Sri Lanka faces power shortage with coal plant delay
Jun 17, 2016 06:17 AM GMT+0530 | 0 Comment(s)
ECONOMYNEXT – Sri Lanka will face power shortages in two years because of delays in building a planned coal-fired power plant, and consumers will be forced to pay higher electricity bills, an energy expert has warned.
The project to build a coal-fired power plant in Sampur, in eastern Trincomalee, which was first mooted two decades ago, is effectively on hold, said Tilak Siyambalapitiya, a former planning engineer at the Ceylon Electricity Board and now a consultant.
The plant, to be built as a joint venture between the CEB and National Thermal Power Corporation Ltd. (NTPC) of India was urgently needed, he told a seminar on “India-Sri Lanka Relations in the 21st Century”.

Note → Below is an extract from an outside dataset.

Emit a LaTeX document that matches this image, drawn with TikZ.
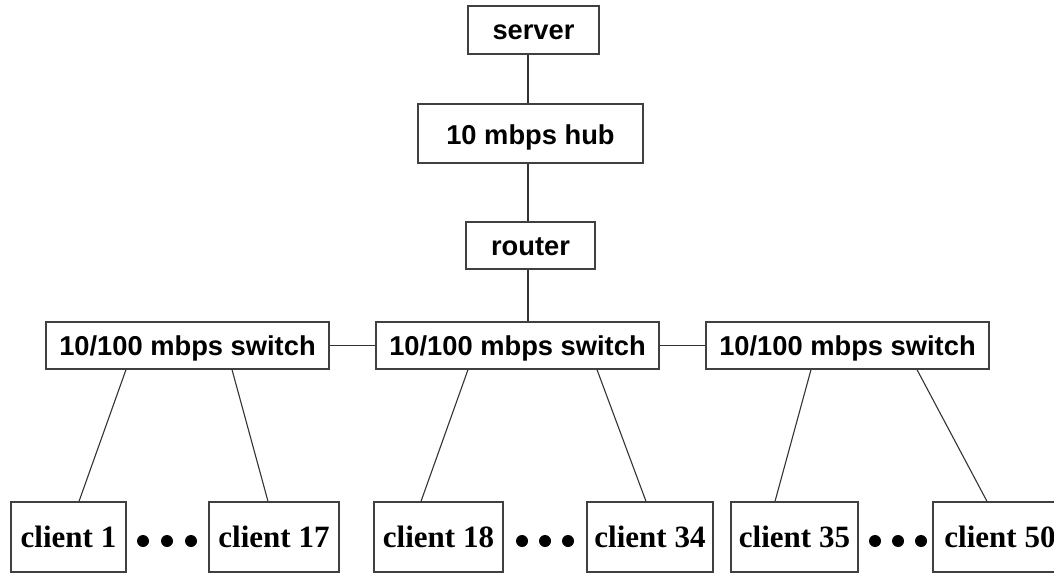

No other big power plant was planned, although growth in demand for electricity has picked up in the last two years as commercial sector activity grew, after having remained slow in earlier years.
“Electricity sales growth is increasing. It’s an alarming situation. One could say it is very good, but suppliers get nightmares,” Siyambalapitiya told the forum organised by the Bandaranaike Centre for International Studies.
The country would be forced to go for costly diesel-fired power plants to meet the anticipated shortfall as it had done in 2001 when there were similar delays in building the first coal-fired power plant.
“We can expect a government announcement by 2018, when indications of the crisis become apparent - typically (during the hot months from) February to April,” he said. “The government will say ‘we will pay the bill for diesel and customers would not be burdened’. There will be load shedding.”
The solution should be to let Sampur be the next plant as it was about to get into the construction phase and to renegotiate any unfavourable clauses in the agreement with India, Siyambalapitiya.
The government has said it wants to convert the Sampur power plant into a gas-fired one because of the availability of natural gas offshore and the environmental costs of burning coal.